- [EXERCISE]: Skip every image and restate the data word for word.

◇ ◇ ◇ ◇ ◇ ◇ ◇

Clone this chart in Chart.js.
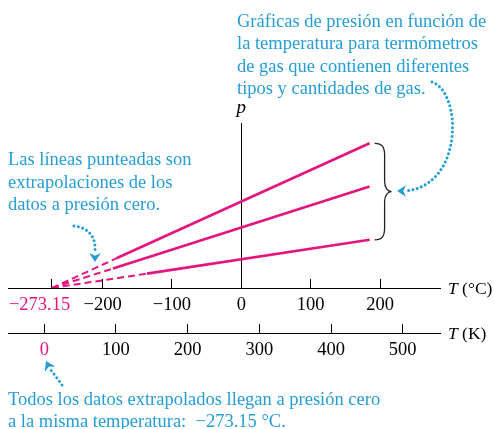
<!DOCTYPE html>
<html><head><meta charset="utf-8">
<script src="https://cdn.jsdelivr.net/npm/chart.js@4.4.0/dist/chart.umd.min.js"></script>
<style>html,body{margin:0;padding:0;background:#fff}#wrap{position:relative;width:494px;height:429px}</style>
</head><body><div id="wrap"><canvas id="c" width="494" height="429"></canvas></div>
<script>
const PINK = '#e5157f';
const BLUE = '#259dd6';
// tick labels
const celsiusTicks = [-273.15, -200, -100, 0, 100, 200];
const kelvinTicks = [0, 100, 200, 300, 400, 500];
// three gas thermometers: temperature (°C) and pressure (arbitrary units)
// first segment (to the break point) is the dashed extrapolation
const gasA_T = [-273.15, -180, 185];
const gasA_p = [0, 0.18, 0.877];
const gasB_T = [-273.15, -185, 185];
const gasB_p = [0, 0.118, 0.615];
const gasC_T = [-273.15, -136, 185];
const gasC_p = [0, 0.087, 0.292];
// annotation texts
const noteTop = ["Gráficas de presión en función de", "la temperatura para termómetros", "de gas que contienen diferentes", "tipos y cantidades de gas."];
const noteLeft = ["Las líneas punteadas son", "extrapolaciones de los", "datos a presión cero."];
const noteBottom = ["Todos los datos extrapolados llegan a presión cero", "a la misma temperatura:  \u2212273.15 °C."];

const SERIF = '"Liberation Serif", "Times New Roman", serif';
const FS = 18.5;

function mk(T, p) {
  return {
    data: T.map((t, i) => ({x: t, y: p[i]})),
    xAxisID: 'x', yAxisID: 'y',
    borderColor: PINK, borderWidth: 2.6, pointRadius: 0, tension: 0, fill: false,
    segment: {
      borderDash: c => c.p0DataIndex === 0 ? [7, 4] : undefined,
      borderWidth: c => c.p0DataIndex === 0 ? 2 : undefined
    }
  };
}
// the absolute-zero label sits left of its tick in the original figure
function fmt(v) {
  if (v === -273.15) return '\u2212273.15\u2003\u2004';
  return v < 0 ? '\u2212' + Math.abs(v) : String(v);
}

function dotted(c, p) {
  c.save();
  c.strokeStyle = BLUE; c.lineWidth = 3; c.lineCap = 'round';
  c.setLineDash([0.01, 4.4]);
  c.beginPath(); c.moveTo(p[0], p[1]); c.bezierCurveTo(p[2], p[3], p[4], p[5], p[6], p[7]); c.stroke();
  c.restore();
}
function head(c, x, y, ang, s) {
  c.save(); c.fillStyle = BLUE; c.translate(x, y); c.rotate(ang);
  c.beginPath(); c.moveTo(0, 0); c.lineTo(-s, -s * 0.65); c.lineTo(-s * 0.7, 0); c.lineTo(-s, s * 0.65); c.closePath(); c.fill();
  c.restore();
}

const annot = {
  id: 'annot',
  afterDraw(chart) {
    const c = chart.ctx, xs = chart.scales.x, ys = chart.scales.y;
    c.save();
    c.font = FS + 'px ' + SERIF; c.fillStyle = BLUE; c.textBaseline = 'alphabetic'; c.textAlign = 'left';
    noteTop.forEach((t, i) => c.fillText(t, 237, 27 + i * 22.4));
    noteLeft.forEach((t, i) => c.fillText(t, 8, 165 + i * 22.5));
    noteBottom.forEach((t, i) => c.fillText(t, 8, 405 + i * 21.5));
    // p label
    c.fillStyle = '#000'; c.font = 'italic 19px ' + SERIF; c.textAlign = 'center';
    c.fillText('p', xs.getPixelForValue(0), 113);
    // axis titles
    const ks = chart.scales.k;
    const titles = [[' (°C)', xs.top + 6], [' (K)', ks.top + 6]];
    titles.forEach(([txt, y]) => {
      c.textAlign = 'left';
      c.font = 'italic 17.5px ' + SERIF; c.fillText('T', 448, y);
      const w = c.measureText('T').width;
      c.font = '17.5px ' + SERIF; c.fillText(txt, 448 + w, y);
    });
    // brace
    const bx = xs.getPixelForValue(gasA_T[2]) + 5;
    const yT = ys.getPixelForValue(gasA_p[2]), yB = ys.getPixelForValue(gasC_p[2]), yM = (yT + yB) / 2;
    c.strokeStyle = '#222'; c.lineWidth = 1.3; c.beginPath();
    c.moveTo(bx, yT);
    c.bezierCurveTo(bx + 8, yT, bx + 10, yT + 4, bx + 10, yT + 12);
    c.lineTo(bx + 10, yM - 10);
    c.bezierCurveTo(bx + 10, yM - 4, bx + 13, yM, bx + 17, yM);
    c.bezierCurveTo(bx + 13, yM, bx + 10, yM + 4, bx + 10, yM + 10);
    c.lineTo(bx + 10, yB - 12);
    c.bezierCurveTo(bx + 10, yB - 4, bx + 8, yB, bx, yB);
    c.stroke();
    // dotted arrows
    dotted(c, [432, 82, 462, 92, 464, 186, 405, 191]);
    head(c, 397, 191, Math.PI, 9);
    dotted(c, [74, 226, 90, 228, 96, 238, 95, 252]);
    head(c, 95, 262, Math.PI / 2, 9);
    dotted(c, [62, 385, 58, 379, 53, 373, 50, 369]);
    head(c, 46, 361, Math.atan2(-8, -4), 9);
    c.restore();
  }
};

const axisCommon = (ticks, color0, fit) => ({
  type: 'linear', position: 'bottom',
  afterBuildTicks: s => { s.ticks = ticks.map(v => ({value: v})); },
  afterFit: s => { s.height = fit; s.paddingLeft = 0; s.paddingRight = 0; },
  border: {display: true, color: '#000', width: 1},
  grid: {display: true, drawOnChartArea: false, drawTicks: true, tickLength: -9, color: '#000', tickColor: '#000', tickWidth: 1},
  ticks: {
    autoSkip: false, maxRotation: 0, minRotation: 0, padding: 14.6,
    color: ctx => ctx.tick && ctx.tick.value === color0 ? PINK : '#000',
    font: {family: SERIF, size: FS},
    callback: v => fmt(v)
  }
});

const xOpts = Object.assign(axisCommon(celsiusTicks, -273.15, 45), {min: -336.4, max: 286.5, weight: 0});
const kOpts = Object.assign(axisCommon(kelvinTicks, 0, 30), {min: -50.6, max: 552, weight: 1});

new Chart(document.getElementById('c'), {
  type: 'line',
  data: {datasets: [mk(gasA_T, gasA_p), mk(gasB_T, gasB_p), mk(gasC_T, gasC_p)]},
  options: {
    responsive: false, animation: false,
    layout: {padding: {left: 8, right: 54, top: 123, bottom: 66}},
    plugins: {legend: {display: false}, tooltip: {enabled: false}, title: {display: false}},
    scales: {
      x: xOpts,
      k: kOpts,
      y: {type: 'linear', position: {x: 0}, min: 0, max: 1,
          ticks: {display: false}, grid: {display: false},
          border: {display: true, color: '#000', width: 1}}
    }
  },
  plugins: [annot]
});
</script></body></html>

◇ ◇ ◇ ◇ ◇ ◇ ◇

- [SOLUTION]:
Clone this chart in Chart.js.
<!DOCTYPE html>
<html><head><meta charset="utf-8">
<script src="https://cdn.jsdelivr.net/npm/chart.js@4.4.0/dist/chart.umd.min.js"></script>
<style>html,body{margin:0;padding:0;background:#fff}#wrap{position:relative;width:494px;height:429px}</style>
</head><body><div id="wrap"><canvas id="c" width="494" height="429"></canvas></div>
<script>
const PINK = '#e5157f';
const BLUE = '#259dd6';
// tick labels
const celsiusTicks = [-273.15, -200, -100, 0, 100, 200];
const kelvinTicks = [0, 100, 200, 300, 400, 500];
// three gas thermometers: temperature (°C) and pressure (arbitrary units)
// first segment (to the break point) is the dashed extrapolation
const gasA_T = [-273.15, -180, 185];
const gasA_p = [0, 0.18, 0.877];
const gasB_T = [-273.15, -185, 185];
const gasB_p = [0, 0.118, 0.615];
const gasC_T = [-273.15, -136, 185];
const gasC_p = [0, 0.087, 0.292];
// annotation texts
const noteTop = ["Gráficas de presión en función de", "la temperatura para termómetros", "de gas que contienen diferentes", "tipos y cantidades de gas."];
const noteLeft = ["Las líneas punteadas son", "extrapolaciones de los", "datos a presión cero."];
const noteBottom = ["Todos los datos extrapolados llegan a presión cero", "a la misma temperatura:  \u2212273.15 °C."];

const SERIF = '"Liberation Serif", "Times New Roman", serif';
const FS = 18.5;

function mk(T, p) {
  return {
    data: T.map((t, i) => ({x: t, y: p[i]})),
    xAxisID: 'x', yAxisID: 'y',
    borderColor: PINK, borderWidth: 2.6, pointRadius: 0, tension: 0, fill: false,
    segment: {
      borderDash: c => c.p0DataIndex === 0 ? [7, 4] : undefined,
      borderWidth: c => c.p0DataIndex === 0 ? 2 : undefined
    }
  };
}
// the absolute-zero label sits left of its tick in the original figure
function fmt(v) {
  if (v === -273.15) return '\u2212273.15\u2003\u2004';
  return v < 0 ? '\u2212' + Math.abs(v) : String(v);
}

function dotted(c, p) {
  c.save();
  c.strokeStyle = BLUE; c.lineWidth = 3; c.lineCap = 'round';
  c.setLineDash([0.01, 4.4]);
  c.beginPath(); c.moveTo(p[0], p[1]); c.bezierCurveTo(p[2], p[3], p[4], p[5], p[6], p[7]); c.stroke();
  c.restore();
}
function head(c, x, y, ang, s) {
  c.save(); c.fillStyle = BLUE; c.translate(x, y); c.rotate(ang);
  c.beginPath(); c.moveTo(0, 0); c.lineTo(-s, -s * 0.65); c.lineTo(-s * 0.7, 0); c.lineTo(-s, s * 0.65); c.closePath(); c.fill();
  c.restore();
}

const annot = {
  id: 'annot',
  afterDraw(chart) {
    const c = chart.ctx, xs = chart.scales.x, ys = chart.scales.y;
    c.save();
    c.font = FS + 'px ' + SERIF; c.fillStyle = BLUE; c.textBaseline = 'alphabetic'; c.textAlign = 'left';
    noteTop.forEach((t, i) => c.fillText(t, 237, 27 + i * 22.4));
    noteLeft.forEach((t, i) => c.fillText(t, 8, 165 + i * 22.5));
    noteBottom.forEach((t, i) => c.fillText(t, 8, 405 + i * 21.5));
    // p label
    c.fillStyle = '#000'; c.font = 'italic 19px ' + SERIF; c.textAlign = 'center';
    c.fillText('p', xs.getPixelForValue(0), 113);
    // axis titles
    const ks = chart.scales.k;
    const titles = [[' (°C)', xs.top + 6], [' (K)', ks.top + 6]];
    titles.forEach(([txt, y]) => {
      c.textAlign = 'left';
      c.font = 'italic 17.5px ' + SERIF; c.fillText('T', 448, y);
      const w = c.measureText('T').width;
      c.font = '17.5px ' + SERIF; c.fillText(txt, 448 + w, y);
    });
    // brace
    const bx = xs.getPixelForValue(gasA_T[2]) + 5;
    const yT = ys.getPixelForValue(gasA_p[2]), yB = ys.getPixelForValue(gasC_p[2]), yM = (yT + yB) / 2;
    c.strokeStyle = '#222'; c.lineWidth = 1.3; c.beginPath();
    c.moveTo(bx, yT);
    c.bezierCurveTo(bx + 8, yT, bx + 10, yT + 4, bx + 10, yT + 12);
    c.lineTo(bx + 10, yM - 10);
    c.bezierCurveTo(bx + 10, yM - 4, bx + 13, yM, bx + 17, yM);
    c.bezierCurveTo(bx + 13, yM, bx + 10, yM + 4, bx + 10, yM + 10);
    c.lineTo(bx + 10, yB - 12);
    c.bezierCurveTo(bx + 10, yB - 4, bx + 8, yB, bx, yB);
    c.stroke();
    // dotted arrows
    dotted(c, [432, 82, 462, 92, 464, 186, 405, 191]);
    head(c, 397, 191, Math.PI, 9);
    dotted(c, [74, 226, 90, 228, 96, 238, 95, 252]);
    head(c, 95, 262, Math.PI / 2, 9);
    dotted(c, [62, 385, 58, 379, 53, 373, 50, 369]);
    head(c, 46, 361, Math.atan2(-8, -4), 9);
    c.restore();
  }
};

const axisCommon = (ticks, color0, fit) => ({
  type: 'linear', position: 'bottom',
  afterBuildTicks: s => { s.ticks = ticks.map(v => ({value: v})); },
  afterFit: s => { s.height = fit; s.paddingLeft = 0; s.paddingRight = 0; },
  border: {display: true, color: '#000', width: 1},
  grid: {display: true, drawOnChartArea: false, drawTicks: true, tickLength: -9, color: '#000', tickColor: '#000', tickWidth: 1},
  ticks: {
    autoSkip: false, maxRotation: 0, minRotation: 0, padding: 14.6,
    color: ctx => ctx.tick && ctx.tick.value === color0 ? PINK : '#000',
    font: {family: SERIF, size: FS},
    callback: v => fmt(v)
  }
});

const xOpts = Object.assign(axisCommon(celsiusTicks, -273.15, 45), {min: -336.4, max: 286.5, weight: 0});
const kOpts = Object.assign(axisCommon(kelvinTicks, 0, 30), {min: -50.6, max: 552, weight: 1});

new Chart(document.getElementById('c'), {
  type: 'line',
  data: {datasets: [mk(gasA_T, gasA_p), mk(gasB_T, gasB_p), mk(gasC_T, gasC_p)]},
  options: {
    responsive: false, animation: false,
    layout: {padding: {left: 8, right: 54, top: 123, bottom: 66}},
    plugins: {legend: {display: false}, tooltip: {enabled: false}, title: {display: false}},
    scales: {
      x: xOpts,
      k: kOpts,
      y: {type: 'linear', position: {x: 0}, min: 0, max: 1,
          ticks: {display: false}, grid: {display: false},
          border: {display: true, color: '#000', width: 1}}
    }
  },
  plugins: [annot]
});
</script></body></html>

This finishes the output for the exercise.